Congrats on the new baby! He looks like he's gonna be a big boy - he is much thicker than my 7 month old female has ever been. 

Everytime I see a picture of a Vizsla I'm struck by what beautiful dogs they are.


----------



## Suliko (Sep 17, 2011)

Congratulations! Such an adorable cutie!


----------



## hshan (Nov 24, 2011)

I'm sorry to pull this four year old post back up but I wanted some continuity. 

I have **totally** disappeared from the forums. The only reason: I (we (my wife and myself)) have been living/loving our life with Taz. He has changed our lives and become the *best* canine companion we have ever had. 

I can't say enough for him and I can't say enough about the breed. We will never get another breed.

Recently we had a scary thing happen to our "best friend". He was lucky to survive. It has been over a month now and he is recovering nicely. He has never complained, is **totally** trusting, and we feel even more fortunate. What spirits they are!

So that we didn't forget, I wrote down on a web page what happened. 

I kept thinking other V owners might be interested in what happend and it might compel others to provide "chest protectors" for their dogs when "in the field". Taz will be wearing one!

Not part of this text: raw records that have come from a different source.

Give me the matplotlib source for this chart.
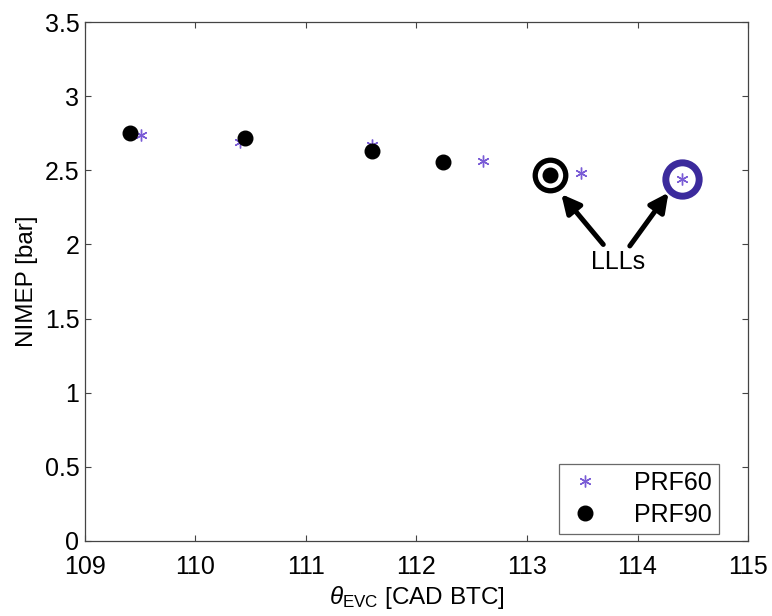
import matplotlib
matplotlib.use("Agg")
import matplotlib.pyplot as plt

plt.rcParams['font.family'] = ['Liberation Sans', 'DejaVu Sans']
plt.rcParams['mathtext.fontset'] = 'custom'
plt.rcParams['mathtext.rm'] = 'Liberation Sans'
plt.rcParams['mathtext.it'] = 'Liberation Sans:italic'

# data
prf60_x = [109.51, 110.40, 111.60, 112.60, 113.49, 114.40]
prf60_y = [2.74, 2.69, 2.67, 2.56, 2.48, 2.44]
prf90_x = [109.41, 110.45, 111.60, 112.24, 113.21]
prf90_y = [2.75, 2.72, 2.63, 2.555, 2.467]

# the two LLL points that get ringed
lll60 = (114.40, 2.44)
lll90 = (113.21, 2.467)

star_col = '#7a5cd6'
ring_col = '#3b2a9c'

fig = plt.figure(figsize=(7.72, 6.16), dpi=100)
ax = fig.add_axes([0.110, 0.122, 0.859, 0.842])

ax.plot(prf60_x, prf60_y, linestyle='none', marker=(6, 2, 0), markersize=8.5,
        markeredgewidth=1.0, color=star_col, label='PRF60')
ax.plot(prf90_x, prf90_y, linestyle='none', marker='o', markersize=10.5,
        color='black', label='PRF90')

# rings around LLL cases
ax.plot(*lll90, marker='o', markersize=22, markerfacecolor='none',
        markeredgecolor='black', markeredgewidth=3.8)
ax.plot(*lll60, marker='o', markersize=24, markerfacecolor='none',
        markeredgecolor=ring_col, markeredgewidth=5)

ax.text(113.82, 1.88, 'LLLs', fontsize=18, ha='center', va='center')
arrow = dict(arrowstyle='-|>', lw=3.6, color='black', mutation_scale=28,
             shrinkA=0, shrinkB=0)
ax.annotate('', xy=(113.31, 2.34), xytext=(113.69, 2.00), arrowprops=arrow)
ax.annotate('', xy=(114.28, 2.35), xytext=(113.93, 1.99), arrowprops=arrow)

ax.set_xlim(109, 115)
ax.set_ylim(0, 3.5)
ax.set_xticks(range(109, 116))
ax.set_yticks([0, 0.5, 1, 1.5, 2, 2.5, 3, 3.5])
ax.set_yticklabels(['0', '0.5', '1', '1.5', '2', '2.5', '3', '3.5'])
ax.tick_params(direction='in', length=4, width=0.8, labelsize=18,
               top=True, right=True, color='#444444')
ax.tick_params(axis='x', pad=10)
ax.tick_params(axis='y', pad=4)
for s in ax.spines.values():
    s.set_color('#444444')
    s.set_linewidth(0.9)

ax.set_xlabel(r'$\theta_{\mathrm{EVC}}$ [CAD BTC]', fontsize=17.5, labelpad=4)
ax.set_ylabel('NIMEP [bar]', fontsize=17.5, labelpad=5)

leg = ax.legend(loc='lower right', bbox_to_anchor=(0.956, 0.013),
                borderaxespad=0, fontsize=18, fancybox=False,
                edgecolor='#444444', markerfirst=True, handletextpad=1.2,
                borderpad=0.3, labelspacing=0.3, handlelength=1.5)
leg.get_frame().set_linewidth(0.9)

fig.savefig('out.png', dpi=100)
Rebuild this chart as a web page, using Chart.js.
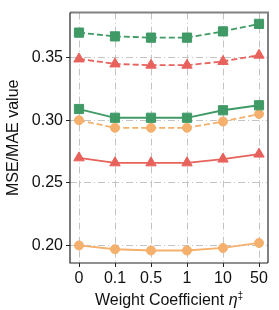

Here is the link to the story. --> https://jotrefs.pagenic.com/tazAccident/


----------



## harrigab (Aug 21, 2011)

makes me cringe, Taz has been very lucky, obviously unlucky initially. Ruby did something very similar a few months ago although her wound was nowhere near as horrific as Taz's, but bad enough for my to fear I'd "lost" her at one point.


----------



## Canadian Expy (Feb 27, 2013)

That really is an eye open, and has been one of my greatest fears. We spend a lot of time in the back country where human medical aid is hours away, so care for the pup is even further. This easily could of happened to our boy.

I am now researching chest guards, so thank you for sharing your story! I'm so glad your boy is on the mend and back to enjoying the outdoors.


----------



## emilycn (Jul 30, 2013)

god what a nightmare! So relieved Taz is on the mend. Other readers be forewarned... the post is great, but there are some graphic images, so prepare to scroll quickly if you're squeamish


----------



## texasred (Jan 29, 2012)

So glad the story ends with Taz healing up. These dogs bring such joy to our lives, and leave us way to soon.


----------



## einspänner (Sep 8, 2012)

I'm so glad he's ok!


----------



## Rbka (Apr 21, 2014)

Thank you for sharing this! 
So happy Taz is healing up and hopefully he will be running like a maniac in his chest guard soon


----------